For centuries, Shakespeare’s oeuvre has been translated into diverse languages and cultures without losing its peculiar ability to resonate across contexts and cast light on the timelessness of seemingly contemporary problems. While Puerto Rico has rarely, if ever, been the stage for the great ambitions of kings and their would-be-successors, screenwriter and executive producer Antonio Morales’ Por Amor en el Caserío, shows us it can be fertile ground for the classic tale of tragic love that first saw poignant expression in Shakespeare’s Romeo and Juliet. Indeed, Morales takes full advantage of this tale of naïve lovers who fall victim to their tragic context to show us the dialectic between individual desires, hopes and dreams, and the crushing reality of crime and violence in Puerto Rican public housing.
Born out of a series of workshops held in San Juan’s notorious Luis Lloréns Torres housing complex, Por Amor en el Caserío then transformed into a play interpreted by members of the very community it sought to represent. It soon became the centerpiece of an island-wide social movement that culminated in a film version directed by Luis Enrique Rodríguez. The plot follows Ángelo (Xavier Morales), a teenager from la isla who moves to the residencia to live with his aunt in the wake of his mother’s death. Once there, he courts aspiring actress Cristal (Anoushka Medina), who slowly warms to his advances before realizing that their families belong to rival gangs whose turf war is rapidly coming to a head. Despite warnings on the contrary, Ángelo and Cristal pursue their love in hopes of one day leaving the caserío, but the bitter war between the gangs will have tragic consequences before their nascent relationship can be fully realized.
Viewed purely as a work of cinematic craft, Por Amor en el Caserío falls into many of the pitfalls of post-MTV low-budget filmmaking – frenetic cutting, excessive camera movement, over-saturated and contrasted color correction, an incoherent mash-up of music laid heavily over each scene. Indeed, one would think that these empty stylistic flairs were a heavy-handed attempt to hide some fundamental lack of substance; yet, in the few moments when the film takes pause to study an actor’s face or take in a moody visual atmosphere, one realizes that the film’s excesses sabotage what are truly its greatest virtues: a keen eye for place and endearing performances by lead actors Anoushka Medina and Xavier Morales.
While Por Amor en el Caserío doesn’t traffic in subtlety, preferring instead to stick to tried-and-true stereotypes of virtue and moral weakness codified by centuries of melodrama, the actors – even down to the most insignificant bit-part – approach their characters with a sensitivity and commitment that can only come from close observation and intimate familiarity, elevating the performances above the trappings of the telenovela into a realm of more serious drama. Furthermore, Morales and Medina’s screen presence and chemistry draw the viewer in and foster a genuine concern for their character’s fate, evoking deep sympathy and concern for the star-crossed lovers as they careen toward their inevitable fate.

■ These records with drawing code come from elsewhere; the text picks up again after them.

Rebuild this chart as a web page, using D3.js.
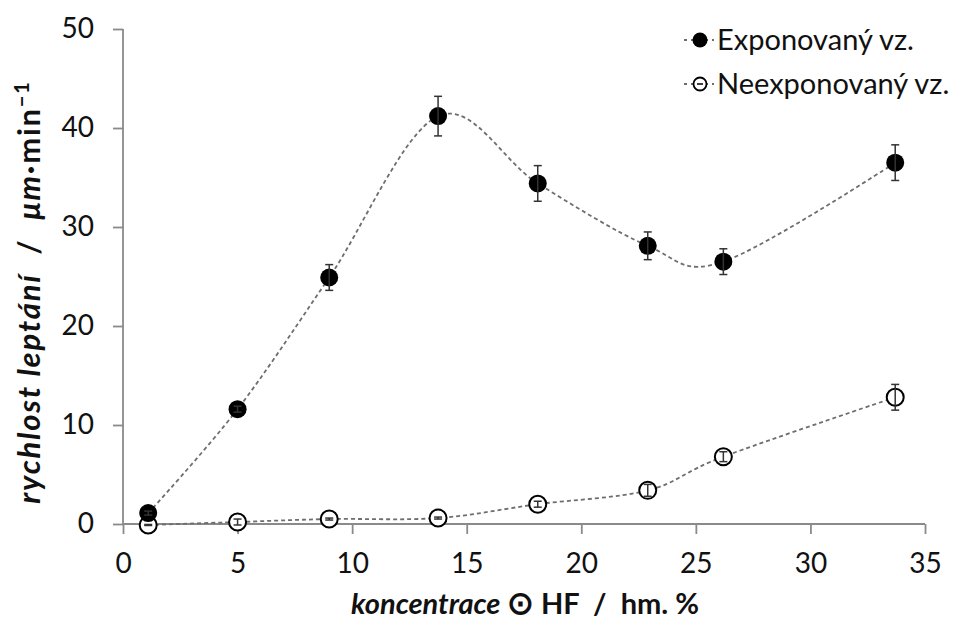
<!DOCTYPE html>
<html>
<head>
<meta charset="utf-8">
<script src="https://cdn.jsdelivr.net/npm/d3@7"></script>
<style>
  html, body { margin: 0; padding: 0; background: #fff; }
  svg { display: block; font-family: Lato, "Open Sans", sans-serif; }
</style>
</head>
<body>
<svg id="chart" width="954" height="621"></svg>
<script>
// HF concentration (wt. %) and etch rates (µm/min)
const concentration = [1.1, 5.0, 9.0, 13.75, 18.1, 22.9, 26.2, 33.7];
const exposedRate = [1.1, 11.6, 24.9, 41.2, 34.4, 28.1, 26.5, 36.5];
const exposedErr = [0.2, 0.3, 1.3, 2.0, 1.8, 1.4, 1.3, 1.8];
const unexposedRate = [-0.1, 0.2, 0.5, 0.6, 2.0, 3.4, 6.8, 12.8];
const unexposedErr = [0.05, 0.3, 0.1, 0.1, 0.3, 0.6, 0.5, 1.3];
const xTicks = [0, 5, 10, 15, 20, 25, 30, 35];
const yTicks = [0, 10, 20, 30, 40, 50];
const seriesNames = ["Exponovaný vz.", "Neexponovaný vz."];

const svg = d3.select("#chart");
const margin = { left: 123, right: 29, top: 29, bottom: 97 };
const W = 954, H = 621;

const x = d3.scaleLinear().domain([0, 35]).range([margin.left, W - margin.right]);
const y = d3.scaleLinear().domain([0, 50]).range([H - margin.bottom, margin.top]);

const axisColor = "#8a8a8a";

// Axes
const xAxis = svg.append("g")
  .attr("transform", `translate(0,${y(0)})`)
  .call(d3.axisBottom(x).tickValues(xTicks).tickSize(10).tickPadding(19));
const yAxis = svg.append("g")
  .attr("transform", `translate(${x(0)},0)`)
  .call(d3.axisLeft(y).tickValues(yTicks).tickSize(10).tickPadding(19));
[xAxis, yAxis].forEach(g => {
  g.selectAll("path").attr("stroke", axisColor).attr("stroke-width", 1.8);
  g.selectAll("line").attr("stroke", axisColor).attr("stroke-width", 1.8);
  g.selectAll("text").attr("fill", "#111").style("font-size", "28px")
    .style("font-family", "Lato, 'Open Sans', sans-serif");
});
xAxis.select(".domain").attr("d", `M${x(0)},0H${x(35)}`);
yAxis.select(".domain").attr("d", `M0,${y(0)}V${y(50)}`);

// Axis titles
const xt = svg.append("text")
  .attr("x", 525).attr("y", 614)
  .attr("text-anchor", "middle")
  .style("font-size", "29px").style("font-weight", "bold").attr("fill", "#111")
  .style("white-space", "pre");
xt.append("tspan").style("font-style", "italic").text("koncentrace ");
xt.append("tspan").style("font-size", "32px").text("⊙");
xt.append("tspan").text(" HF  /  hm. %");

const yt = svg.append("text")
  .attr("transform", `translate(40,292) rotate(-90)`)
  .attr("text-anchor", "middle")
  .style("font-size", "31px").style("font-weight", "bold").attr("fill", "#111")
  .style("letter-spacing", "1.8px")
  .style("white-space", "pre");
yt.append("tspan").style("font-style", "italic").text("rychlost leptání");
yt.append("tspan").text("  /  ");
yt.append("tspan").style("font-style", "italic").text("μm");
yt.append("tspan").text("·min");
yt.append("tspan").attr("dy", -11).style("font-size", "20px").text("−1");

// Smoothed dashed curves
const line = d3.line().curve(d3.curveCardinal.tension(0))
  .x(d => x(d[0])).y(d => y(d[1]));

function series(values, errs, filled) {
  const pts = concentration.map((c, i) => [c, values[i], errs[i]]);
  svg.append("path")
    .attr("d", line(pts))
    .attr("fill", "none")
    .attr("stroke", "#6e6e6e")
    .attr("stroke-width", 1.8)
    .attr("stroke-dasharray", "4,3");

  const g = svg.append("g");
  pts.forEach(p => {
    g.append("circle")
      .attr("cx", x(p[0])).attr("cy", y(p[1]))
      .attr("r", filled ? 9 : 8.5)
      .attr("fill", filled ? "#000" : "#fff")
      .attr("stroke", "#000")
      .attr("stroke-width", filled ? 0 : 2);
    const top = y(p[1] + p[2]), bot = y(p[1] - p[2]);
    const eb = svg.append("g").attr("stroke", "#333").attr("stroke-width", 1.5);
    eb.append("line").attr("x1", x(p[0])).attr("x2", x(p[0])).attr("y1", top).attr("y2", bot);
    eb.append("line").attr("x1", x(p[0]) - 4).attr("x2", x(p[0]) + 4).attr("y1", top).attr("y2", top);
    eb.append("line").attr("x1", x(p[0]) - 4).attr("x2", x(p[0]) + 4).attr("y1", bot).attr("y2", bot);
  });
}
series(unexposedRate, unexposedErr, false);
series(exposedRate, exposedErr, true);

// Legend
const legend = svg.append("g").attr("transform", "translate(684,0)");
seriesNames.forEach((name, i) => {
  const cy = 40 + i * 44;
  legend.append("line").attr("x1", 0).attr("x2", 30).attr("y1", cy).attr("y2", cy)
    .attr("stroke", "#6e6e6e").attr("stroke-width", 1.8).attr("stroke-dasharray", "3,4");
  legend.append("circle").attr("cx", 16).attr("cy", cy)
    .attr("r", i === 0 ? 7.5 : 6.5)
    .attr("fill", i === 0 ? "#000" : "#fff")
    .attr("stroke", "#000").attr("stroke-width", i === 0 ? 0 : 1.8);
  if (i === 1) {
    legend.append("line").attr("x1", 13).attr("x2", 19).attr("y1", cy).attr("y2", cy)
      .attr("stroke", "#000").attr("stroke-width", 1.5);
  }
  legend.append("text").attr("x", 33).attr("y", cy + 10)
    .style("font-size", "29px").attr("fill", "#111").text(name);
});
</script>
</body>
</html>
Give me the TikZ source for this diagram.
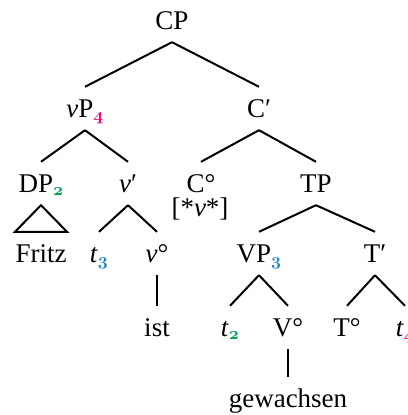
\documentclass[tikz,border=0pt]{standalone}
\usepackage{fontspec}
\setmainfont{Liberation Serif}
\usepackage{xcolor}
\definecolor{idxpink}{RGB}{230,0,126}
\definecolor{idxgreen}{RGB}{0,158,80}
\definecolor{idxblue}{RGB}{30,130,200}
% old-style index digits, coloured by chain
\newcommand{\osn}[1]{{\usefont{OML}{cmm}{b}{it}#1}}
\newcommand{\ix}[2]{\textsubscript{\textcolor{#1}{\osn{#2}}}}
\newcommand{\nuit}{\textit{ν}}
\begin{document}
\begin{tikzpicture}[x=1pt,y=-1pt,
  txt/.style={anchor=base,inner sep=0pt,font=\fontsize{27}{32}\selectfont},
  lbl/.style={txt,inner ysep=8pt,text height=22pt,text depth=5pt},
  leaf/.style={txt,text height=30pt,text depth=0pt},
  edge/.style={line width=2pt}]
\useasboundingbox (0,0) rectangle (407,415);

% labels, placed by centre and baseline
\node[lbl] (cp)   at (172,29)  {CP};
\node[lbl] (vp)   at (85,117)  {\nuit P\ix{idxpink}{4}};
\node[lbl] (cbar) at (259,117) {C′};
\node[lbl] (dp)   at (41,192)  {DP\ix{idxgreen}{2}};
\node[lbl] (vbar) at (128,192) {\nuit′};
\node[leaf] (c0)  at (201,192) {C°};
\node[txt] (cfeat) at (200,216) {[*\nuit*]};
\node[lbl] (tp)   at (316,192) {TP};
\node[lbl] (fritz) at (41,262) {Fritz};
\node[lbl] (t3)   at (99,262)  {\textit{t}\ix{idxblue}{3}};
\node[lbl] (v0)   at (157,262) {\nuit°};
\node[lbl] (vpp)  at (259,262) {VP\ix{idxblue}{3}};
\node[lbl] (tbar) at (375,262) {T′};
\node[lbl] (ist)  at (157,336) {ist};
\node[lbl] (t2)   at (230,336) {\textit{t}\ix{idxgreen}{2}};
\node[lbl] (V0)   at (288,336) {V°};
\node[lbl] (T0)   at (347,336) {T°};
\node[lbl] (t4)   at (405,336) {\textit{t}\ix{idxpink}{4}};
\node[lbl] (gew)  at (288,407) {gewachsen};

% branches
\draw[edge] (cp.south) -- (vp.north);
\draw[edge] (cp.south) -- (cbar.north);
\draw[edge] (vp.south) -- (dp.north);
\draw[edge] (vp.south) -- (vbar.north);
\draw[edge] (cbar.south) -- (c0.north);
\draw[edge] (cbar.south) -- (tp.north);
\draw[edge] (dp.south) -- ([xshift=-26pt]fritz.north) -- ([xshift=26pt]fritz.north) -- cycle;
\draw[edge] (vbar.south) -- (t3.north);
\draw[edge] (vbar.south) -- (v0.north);
\draw[edge] (tp.south) -- (vpp.north);
\draw[edge] (tp.south) -- (tbar.north);
\draw[edge] (v0.south) -- (ist.north);
\draw[edge] (vpp.south) -- (t2.north);
\draw[edge] (vpp.south) -- (V0.north);
\draw[edge] (tbar.south) -- (T0.north);
\draw[edge] (tbar.south) -- (t4.north);
\draw[edge] (V0.south) -- (gew.north);
\end{tikzpicture}
\end{document}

More in line with film’s stated social mission, Por Amor en el Caserío also offers up an incisive look into the daily comings-and-goings of the much maligned public housing projects that dot the island’s landscape. Countering decades of bad-publicity, during which the caseríos have been painted as the focal point of Puerto Rican social decline, Morales’ screenplay shows us an alternative vision: one in which the caserío continues to be an epicenter of community and puertorriqueñidad, where dignified people work, live, share and yes, commit crimes. Viewed in the context of a society where gated communities, cars and highways have frayed, if not destroyed traditional communal bonds, where plazas are empty and malls are filled to the brim with rabid consumers, we see the caserío as a nuanced place where many of these traditional communal dynamics have been preserved, despite the omnipresent specter of narcotráfico that can erupt in a gunshot and take an innocent life without a moment’s notice.
While it’s hard not to appreciate the team’s sincere effort to challenge biased external representations of life in Puerto Rican public housing, it’s unfortunate that the film is still profoundly timid in its own exploration, eschewing more difficult, complex questions that go to the heart of Puerto Rican social malaise. Here we see the caserío as a place isolated and divorced from greater insular society, where narcotráfico is simply an unquestioned fact, where politics don’t act upon daily life, where capitalism and colonialism don’t pervert consciousness, where history doesn’t reverberate in the present.
Of course, Shakespeare didn’t write for social change. His work, like all tragedy, was fatalist – choosing instead to explore how power, greed and love shape our fate and determine our destinies. Indeed, if the filmmakers wanted a model of social commitment, narrative economy and simple, unadorned filmmaking, perhaps they would have been better advised to watch De Sica’s The Bicycle Thieves – a film that shows us how a simple man can be crushed and robbed of his dignity by an unjust society of which we are all inevitably a part.
Still, let us hope that the filmmaker’s bravery and genuine commitment can pave the way for other, more critical visions of a fragmented society flirting dangerously with collapse. It’s not a bad start.